Monoenergetic ion beams from ultrathin foils irradiated by ultrahigh-contrast circularly polarized laser pulses

Acceleration of ions from ultrathin foils irradiated by intense circularly polarized laser pulses is investigated using one- and two-dimensional particle simulations. A circularly polarized laser wave heats the electrons much less efficiently than the wave of linear polarization and the ion acceleration process takes place on the front side of the foil. The ballistic evolution of the foil becomes important after all ions contained in the foil have been accelerated. In the ongoing acceleration process, the whole foil is accelerated as a dense compact bunch of quasineutral plasma implying that the energy spectrum of ions is quasimonoenergetic.

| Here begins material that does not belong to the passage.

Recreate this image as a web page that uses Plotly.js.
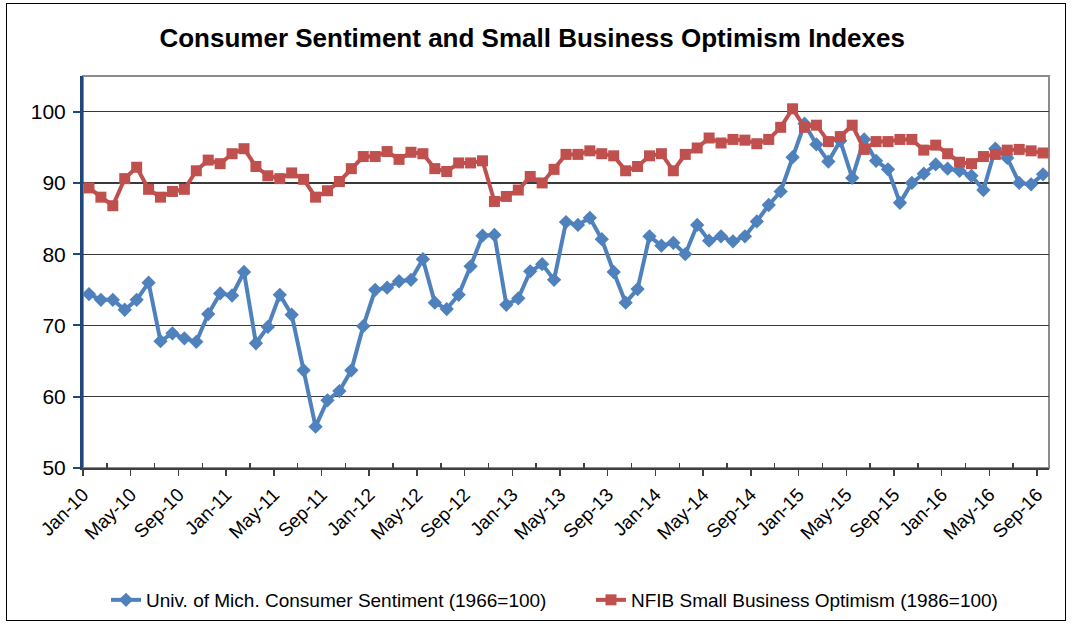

Because of the ballistic evolution, the velocity spread of an accelerated ion beam is conserved while the average velocity of ions may be further increased. This offers the possibility to control the parameters of the accelerated ion beam. The ion acceleration process is described by the momentum transfer from the laser beam to the foil and it might be fairly efficient in terms of the energy transferred to the heavy ions even if the foil contains a comparable number of light ions or some surface contaminants. Two-dimensional simulations confirm the formation of the quasimonoenergetic spectrum of ions and relatively good collimation of the ion bunch, however the spatial distribution of the laser intensity poses constraints on the maximum velocity of the ion beam. The present ion acceleration mechanism might be suitable for obtaining a dense high energy beam of quasimonoenergetic heavy ions which can be subsequently applied in nuclear physics experiments. Our simulations are complemented by a simple theoretical model which provides the insights on how to control the energy, number, and energy spread of accelerated ions.